⟨

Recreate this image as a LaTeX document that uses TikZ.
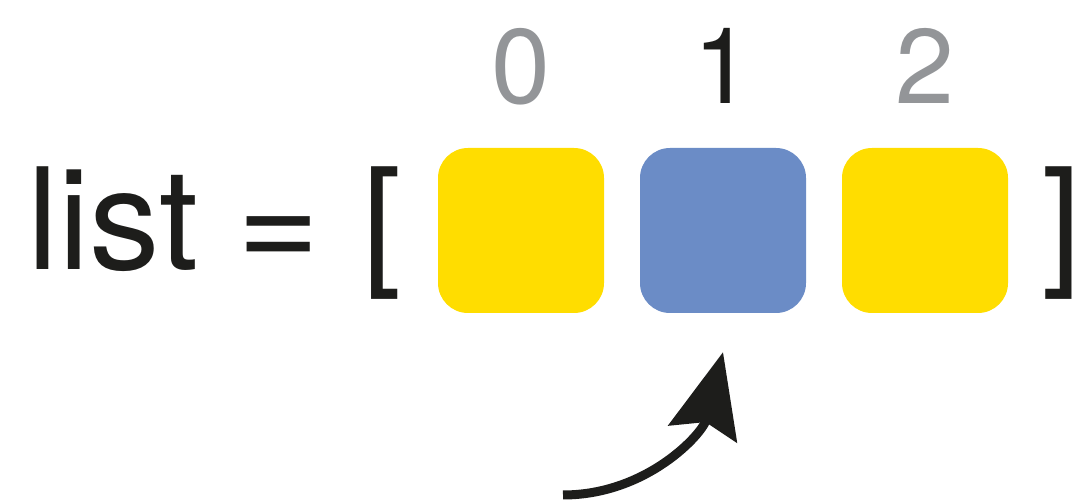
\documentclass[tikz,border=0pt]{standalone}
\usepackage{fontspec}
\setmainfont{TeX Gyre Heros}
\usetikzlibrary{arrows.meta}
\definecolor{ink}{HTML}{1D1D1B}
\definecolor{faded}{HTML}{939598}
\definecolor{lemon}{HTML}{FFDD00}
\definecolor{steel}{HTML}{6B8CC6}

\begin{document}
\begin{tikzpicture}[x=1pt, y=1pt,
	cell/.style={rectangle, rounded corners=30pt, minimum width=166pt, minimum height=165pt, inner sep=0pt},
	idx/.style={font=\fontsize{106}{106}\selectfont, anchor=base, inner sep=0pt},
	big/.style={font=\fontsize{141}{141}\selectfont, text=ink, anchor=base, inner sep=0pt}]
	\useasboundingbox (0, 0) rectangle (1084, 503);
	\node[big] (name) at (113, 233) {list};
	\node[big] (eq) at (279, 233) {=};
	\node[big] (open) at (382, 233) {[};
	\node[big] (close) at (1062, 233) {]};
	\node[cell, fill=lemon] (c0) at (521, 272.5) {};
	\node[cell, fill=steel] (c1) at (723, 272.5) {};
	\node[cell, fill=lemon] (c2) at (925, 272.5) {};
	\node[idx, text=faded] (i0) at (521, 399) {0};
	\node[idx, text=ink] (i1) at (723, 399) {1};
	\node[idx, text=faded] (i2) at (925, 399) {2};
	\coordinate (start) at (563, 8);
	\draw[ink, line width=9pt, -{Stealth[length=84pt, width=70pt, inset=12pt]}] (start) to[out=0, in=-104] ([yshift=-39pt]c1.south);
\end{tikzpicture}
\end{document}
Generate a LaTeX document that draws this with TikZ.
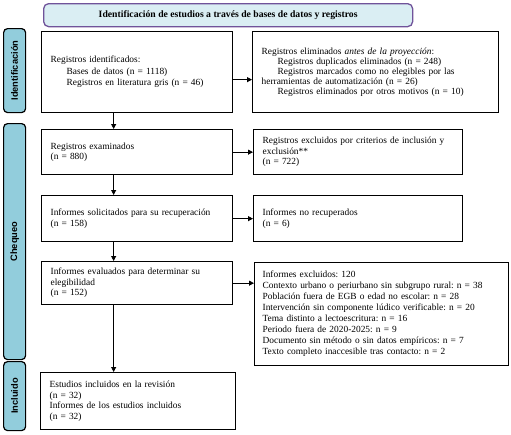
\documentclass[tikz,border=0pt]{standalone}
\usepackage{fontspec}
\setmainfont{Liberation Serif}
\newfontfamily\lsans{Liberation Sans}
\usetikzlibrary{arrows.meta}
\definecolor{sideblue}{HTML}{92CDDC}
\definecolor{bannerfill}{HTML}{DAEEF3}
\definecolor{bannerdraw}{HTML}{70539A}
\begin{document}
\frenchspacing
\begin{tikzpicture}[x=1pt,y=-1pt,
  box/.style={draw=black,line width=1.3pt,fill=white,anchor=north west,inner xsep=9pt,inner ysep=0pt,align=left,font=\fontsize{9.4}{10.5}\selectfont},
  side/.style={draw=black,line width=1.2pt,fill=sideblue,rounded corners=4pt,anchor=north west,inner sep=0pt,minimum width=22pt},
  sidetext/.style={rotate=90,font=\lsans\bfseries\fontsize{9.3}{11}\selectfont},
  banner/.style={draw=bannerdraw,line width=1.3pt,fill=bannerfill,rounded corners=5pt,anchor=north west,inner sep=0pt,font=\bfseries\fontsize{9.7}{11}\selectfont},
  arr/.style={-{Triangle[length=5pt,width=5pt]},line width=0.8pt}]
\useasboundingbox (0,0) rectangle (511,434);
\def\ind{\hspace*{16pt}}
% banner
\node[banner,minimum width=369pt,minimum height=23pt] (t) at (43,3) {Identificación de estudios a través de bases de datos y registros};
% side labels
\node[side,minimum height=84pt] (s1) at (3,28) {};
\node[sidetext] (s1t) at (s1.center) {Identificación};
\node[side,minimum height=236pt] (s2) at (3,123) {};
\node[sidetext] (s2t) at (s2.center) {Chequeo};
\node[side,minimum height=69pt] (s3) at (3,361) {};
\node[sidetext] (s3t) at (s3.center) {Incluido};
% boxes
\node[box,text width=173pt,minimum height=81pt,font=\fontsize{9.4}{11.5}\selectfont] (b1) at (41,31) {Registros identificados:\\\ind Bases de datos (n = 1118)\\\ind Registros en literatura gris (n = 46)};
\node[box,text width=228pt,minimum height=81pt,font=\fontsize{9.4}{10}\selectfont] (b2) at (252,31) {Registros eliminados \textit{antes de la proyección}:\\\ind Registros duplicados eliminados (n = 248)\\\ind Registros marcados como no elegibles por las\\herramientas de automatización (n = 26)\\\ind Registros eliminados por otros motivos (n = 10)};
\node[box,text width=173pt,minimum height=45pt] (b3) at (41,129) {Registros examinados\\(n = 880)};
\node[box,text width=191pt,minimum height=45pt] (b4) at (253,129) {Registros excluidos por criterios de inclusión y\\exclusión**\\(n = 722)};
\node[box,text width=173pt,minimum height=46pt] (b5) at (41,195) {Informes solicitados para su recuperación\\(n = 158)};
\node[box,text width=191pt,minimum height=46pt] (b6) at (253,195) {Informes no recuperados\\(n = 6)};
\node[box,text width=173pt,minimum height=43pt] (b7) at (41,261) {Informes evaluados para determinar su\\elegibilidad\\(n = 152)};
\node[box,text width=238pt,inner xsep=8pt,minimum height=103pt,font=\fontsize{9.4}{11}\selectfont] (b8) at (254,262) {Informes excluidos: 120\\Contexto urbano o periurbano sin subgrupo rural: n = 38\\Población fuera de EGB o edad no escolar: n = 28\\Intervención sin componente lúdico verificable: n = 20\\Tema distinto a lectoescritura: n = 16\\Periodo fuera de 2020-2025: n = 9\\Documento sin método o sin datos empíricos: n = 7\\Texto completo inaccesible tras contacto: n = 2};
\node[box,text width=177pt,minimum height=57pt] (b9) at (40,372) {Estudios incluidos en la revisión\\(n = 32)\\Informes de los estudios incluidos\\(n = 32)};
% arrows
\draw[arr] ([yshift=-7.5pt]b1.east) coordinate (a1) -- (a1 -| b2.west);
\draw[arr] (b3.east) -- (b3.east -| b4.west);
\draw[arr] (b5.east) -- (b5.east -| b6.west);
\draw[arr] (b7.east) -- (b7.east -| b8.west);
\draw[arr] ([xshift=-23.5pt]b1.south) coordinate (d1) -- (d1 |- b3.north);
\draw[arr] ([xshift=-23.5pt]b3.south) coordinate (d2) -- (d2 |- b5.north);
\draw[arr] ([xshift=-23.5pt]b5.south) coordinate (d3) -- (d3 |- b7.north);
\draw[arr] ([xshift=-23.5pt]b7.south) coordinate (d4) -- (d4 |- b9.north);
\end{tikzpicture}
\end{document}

⟩

_Set problem_. Exactly as written, return every line of the listing, but not the pictures.

_Finished exercise_.
Recreate this image as a LaTeX document that uses TikZ.
\documentclass[tikz,border=0pt]{standalone}
\usepackage{fontspec}
\setmainfont{TeX Gyre Heros}
\usetikzlibrary{arrows.meta}
\definecolor{ink}{HTML}{1D1D1B}
\definecolor{faded}{HTML}{939598}
\definecolor{lemon}{HTML}{FFDD00}
\definecolor{steel}{HTML}{6B8CC6}

\begin{document}
\begin{tikzpicture}[x=1pt, y=1pt,
	cell/.style={rectangle, rounded corners=30pt, minimum width=166pt, minimum height=165pt, inner sep=0pt},
	idx/.style={font=\fontsize{106}{106}\selectfont, anchor=base, inner sep=0pt},
	big/.style={font=\fontsize{141}{141}\selectfont, text=ink, anchor=base, inner sep=0pt}]
	\useasboundingbox (0, 0) rectangle (1084, 503);
	\node[big] (name) at (113, 233) {list};
	\node[big] (eq) at (279, 233) {=};
	\node[big] (open) at (382, 233) {[};
	\node[big] (close) at (1062, 233) {]};
	\node[cell, fill=lemon] (c0) at (521, 272.5) {};
	\node[cell, fill=steel] (c1) at (723, 272.5) {};
	\node[cell, fill=lemon] (c2) at (925, 272.5) {};
	\node[idx, text=faded] (i0) at (521, 399) {0};
	\node[idx, text=ink] (i1) at (723, 399) {1};
	\node[idx, text=faded] (i2) at (925, 399) {2};
	\coordinate (start) at (563, 8);
	\draw[ink, line width=9pt, -{Stealth[length=84pt, width=70pt, inset=12pt]}] (start) to[out=0, in=-104] ([yshift=-39pt]c1.south);
\end{tikzpicture}
\end{document}
Generate a LaTeX document that draws this with TikZ.
\documentclass[tikz,border=0pt]{standalone}
\usepackage{fontspec}
\setmainfont{Liberation Serif}
\newfontfamily\lsans{Liberation Sans}
\usetikzlibrary{arrows.meta}
\definecolor{sideblue}{HTML}{92CDDC}
\definecolor{bannerfill}{HTML}{DAEEF3}
\definecolor{bannerdraw}{HTML}{70539A}
\begin{document}
\frenchspacing
\begin{tikzpicture}[x=1pt,y=-1pt,
  box/.style={draw=black,line width=1.3pt,fill=white,anchor=north west,inner xsep=9pt,inner ysep=0pt,align=left,font=\fontsize{9.4}{10.5}\selectfont},
  side/.style={draw=black,line width=1.2pt,fill=sideblue,rounded corners=4pt,anchor=north west,inner sep=0pt,minimum width=22pt},
  sidetext/.style={rotate=90,font=\lsans\bfseries\fontsize{9.3}{11}\selectfont},
  banner/.style={draw=bannerdraw,line width=1.3pt,fill=bannerfill,rounded corners=5pt,anchor=north west,inner sep=0pt,font=\bfseries\fontsize{9.7}{11}\selectfont},
  arr/.style={-{Triangle[length=5pt,width=5pt]},line width=0.8pt}]
\useasboundingbox (0,0) rectangle (511,434);
\def\ind{\hspace*{16pt}}
% banner
\node[banner,minimum width=369pt,minimum height=23pt] (t) at (43,3) {Identificación de estudios a través de bases de datos y registros};
% side labels
\node[side,minimum height=84pt] (s1) at (3,28) {};
\node[sidetext] (s1t) at (s1.center) {Identificación};
\node[side,minimum height=236pt] (s2) at (3,123) {};
\node[sidetext] (s2t) at (s2.center) {Chequeo};
\node[side,minimum height=69pt] (s3) at (3,361) {};
\node[sidetext] (s3t) at (s3.center) {Incluido};
% boxes
\node[box,text width=173pt,minimum height=81pt,font=\fontsize{9.4}{11.5}\selectfont] (b1) at (41,31) {Registros identificados:\\\ind Bases de datos (n = 1118)\\\ind Registros en literatura gris (n = 46)};
\node[box,text width=228pt,minimum height=81pt,font=\fontsize{9.4}{10}\selectfont] (b2) at (252,31) {Registros eliminados \textit{antes de la proyección}:\\\ind Registros duplicados eliminados (n = 248)\\\ind Registros marcados como no elegibles por las\\herramientas de automatización (n = 26)\\\ind Registros eliminados por otros motivos (n = 10)};
\node[box,text width=173pt,minimum height=45pt] (b3) at (41,129) {Registros examinados\\(n = 880)};
\node[box,text width=191pt,minimum height=45pt] (b4) at (253,129) {Registros excluidos por criterios de inclusión y\\exclusión**\\(n = 722)};
\node[box,text width=173pt,minimum height=46pt] (b5) at (41,195) {Informes solicitados para su recuperación\\(n = 158)};
\node[box,text width=191pt,minimum height=46pt] (b6) at (253,195) {Informes no recuperados\\(n = 6)};
\node[box,text width=173pt,minimum height=43pt] (b7) at (41,261) {Informes evaluados para determinar su\\elegibilidad\\(n = 152)};
\node[box,text width=238pt,inner xsep=8pt,minimum height=103pt,font=\fontsize{9.4}{11}\selectfont] (b8) at (254,262) {Informes excluidos: 120\\Contexto urbano o periurbano sin subgrupo rural: n = 38\\Población fuera de EGB o edad no escolar: n = 28\\Intervención sin componente lúdico verificable: n = 20\\Tema distinto a lectoescritura: n = 16\\Periodo fuera de 2020-2025: n = 9\\Documento sin método o sin datos empíricos: n = 7\\Texto completo inaccesible tras contacto: n = 2};
\node[box,text width=177pt,minimum height=57pt] (b9) at (40,372) {Estudios incluidos en la revisión\\(n = 32)\\Informes de los estudios incluidos\\(n = 32)};
% arrows
\draw[arr] ([yshift=-7.5pt]b1.east) coordinate (a1) -- (a1 -| b2.west);
\draw[arr] (b3.east) -- (b3.east -| b4.west);
\draw[arr] (b5.east) -- (b5.east -| b6.west);
\draw[arr] (b7.east) -- (b7.east -| b8.west);
\draw[arr] ([xshift=-23.5pt]b1.south) coordinate (d1) -- (d1 |- b3.north);
\draw[arr] ([xshift=-23.5pt]b3.south) coordinate (d2) -- (d2 |- b5.north);
\draw[arr] ([xshift=-23.5pt]b5.south) coordinate (d3) -- (d3 |- b7.north);
\draw[arr] ([xshift=-23.5pt]b7.south) coordinate (d4) -- (d4 |- b9.north);
\end{tikzpicture}
\end{document}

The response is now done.